Today,is approximately 54 days before end of my internship. and 30 days minus all the holidays and weekends. Hence, I've only 1 month left , working day. After spending 3month and 2weeks for this program of course so much thing have changed. Even for myself, there's so many part that ive realized that ive changed.
You know, people tend to difficult to discover themselves whenever they started to change. They just might think we still all the same, other people is changing.Somepeople said, whenever they don't treat you like before because you didn't acted as they want. in other words, you've changed. Its hard to admit. and im sick talking about changing,change, different all the times. tuih.

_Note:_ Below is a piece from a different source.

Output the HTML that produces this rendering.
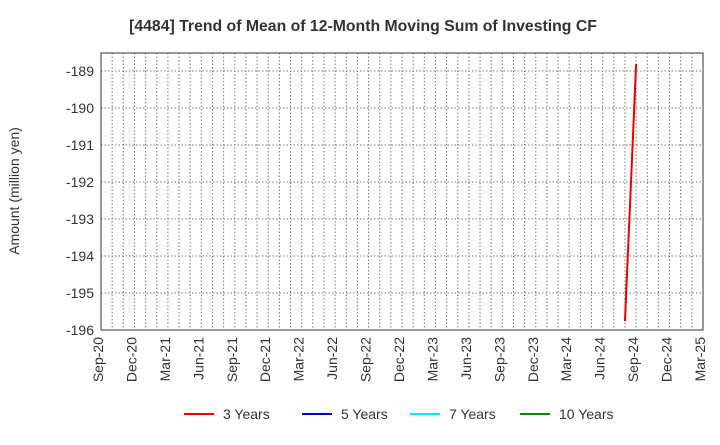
<!DOCTYPE html>
<html><head><meta charset="utf-8"><style>
body{margin:0;background:#fff;font-family:"Liberation Sans",sans-serif}
</style></head><body>
<svg id="c" width="720" height="440" xmlns="http://www.w3.org/2000/svg">
<text x="363" y="31" text-anchor="middle" font-size="15.8" font-weight="bold" fill="#333">[4484]  Trend of Mean of 12-Month Moving Sum of Investing CF</text>
<text transform="translate(19,191) rotate(-90)" text-anchor="middle" font-size="14" fill="#333">Amount (million yen)</text>
<g id="grid"></g><g id="axes"></g><g id="series"></g>
<g>
<line x1="184" y1="414" x2="214" y2="414" stroke="#e00" stroke-width="2"/><text x="223" y="419" font-size="14" fill="#333">3 Years</text>
<line x1="302" y1="414" x2="332" y2="414" stroke="#00c" stroke-width="2"/><text x="341" y="419" font-size="14" fill="#333">5 Years</text>
<line x1="410" y1="414" x2="440" y2="414" stroke="#0ee" stroke-width="2"/><text x="449" y="419" font-size="14" fill="#333">7 Years</text>
<line x1="520" y1="414" x2="550" y2="414" stroke="#080" stroke-width="2"/><text x="559" y="419" font-size="14" fill="#333">10 Years</text>
</g>
</svg>
<script>
const xTickLabels=["Sep-20","Dec-20","Mar-21","Jun-21","Sep-21","Dec-21","Mar-22","Jun-22","Sep-22","Dec-22","Mar-23","Jun-23","Sep-23","Dec-23","Mar-24","Jun-24","Sep-24","Dec-24","Mar-25"];
const yTicks=[-196,-195,-194,-193,-192,-191,-190,-189];
const series3Months=[47,48]; // months since Sep-20
const series3Values=[-195.76,-188.81];
const L=101,R=703,T=53,B=330;
const ns="http://www.w3.org/2000/svg";
const xs=m=>L+(R-L)*m/54;
const ys=v=>B-(v+196)*(B-71)/7;
function mk(t,a,p){const e=document.createElementNS(ns,t);for(const k in a)e.setAttribute(k,a[k]);document.getElementById(p).appendChild(e);return e;}
for(let m=1;m<54;m++){const g=mk('line',{x1:xs(m),x2:xs(m),y1:T,y2:B,stroke:'#777','stroke-dasharray':'1.5,2','stroke-width':1},'grid');

}
yTicks.forEach(v=>{const g=mk('line',{x1:L,x2:R,y1:ys(v),y2:ys(v),stroke:'#777','stroke-dasharray':'1.5,2','stroke-width':1},'grid');


const t=mk('text',{x:L-7,y:ys(v)+5,'text-anchor':'end','font-size':14,fill:'#333'},'axes');t.textContent=v;

});
xTickLabels.forEach((s,i)=>{const x=xs(i*3);const t=mk('text',{transform:`translate(${x+2},${B+7}) rotate(-90)`,'text-anchor':'end','font-size':14,fill:'#333'},'axes');t.textContent=s;

});
const fr=mk('rect',{x:L,y:T,width:R-L,height:B-T,fill:'none',stroke:'#333','stroke-width':1},'axes');


const pl=mk('polyline',{points:series3Months.map((m,i)=>xs(m)+','+ys(series3Values[i])).join(' '),fill:'none',stroke:'#e00','stroke-width':2},'series');


</script>
</body></html>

If you really want to be who you want to be, then be it. Don't wait until people tell you changing or you are different. such a waste of time if you'd let people control over your life. your mind and soul. Frankly speak, always been a difficult task to avoid people's voice and influences , maybe our nature always want us to prove to everyone that we're good. I mean, we are ourself. But we end up wasting so much time to be people they want us to be. The truth is, people keep changing, if we didn't change means that we dont move forward. We keep changing, we keep renew our thought, we just need to decide, either its for good or reverse.
Gezz, I don't intend to post something about slice of life motivations. It just that I started to think what im going to do after this. I mean, yes it was like a dream that you got best place for work, livng with your friend and had an independent life, but I'd realized that this moment wont last. We have to move forward (talking about something to move, remember about kazehaya ...kun). Sometimes I feel that Iam lost at comfort zone that I dont want to move forward or backward. I want to freeze the time, yes, and no I want to make this moment forever. but I know that perhaps something in front, something far away are waiting for me, my future is waiting for me. god and His plan.
Before we decided to live alone, I thought we want different experiences from anyone else, we've got no allowance since beginning, we have to pay rent every month, pay the bills, carefully plan our expanses . and have to go to work every morning, wake up with responsible within our shoulder, have a good working with your coworker, and end our internship program with flying colors, so much till we didn't think about how hard experiences this could be. and with a blink of the eye, we're now almost at the semi final battle. and the real battle is final year project. But life isn't just about this battle. But I think, for my role, that should be enough for this alone, I shouldn't have more battle , I might pass out if I did it. well, not everyone will pass out. Im just not ready. I hope u will understand what I meant by 'more battle'. along the way.
I would care if people told me that im just avoiding it and creating more excuses. because yes I am. well this case started since im already in it. or I would say I born with it. somewhere that not many people live with. and some people continue, and some people like me dont. even I have to block my friends and disappear I wouldn't have any regret. coz i already regret everything until now and I will feel more regret if I come back . Eventhou some of them not giving up to pull myself together by knowing my background, Sometime its the best if you live with people who doesnt care even a slightest about your family background or yourself before, who dont give a damn about what you're doing, and dont even care if you do what you want. Just be with me whoever Iam and whenever I go, always give positive support and tell me what's right and wrong.
Dont expect me for more, Im tired to live up people's expectation. I'm sorry if Iam not the person who I was before or a person you thought I'll be. I'm sorry if I changed. but you dont have to stay.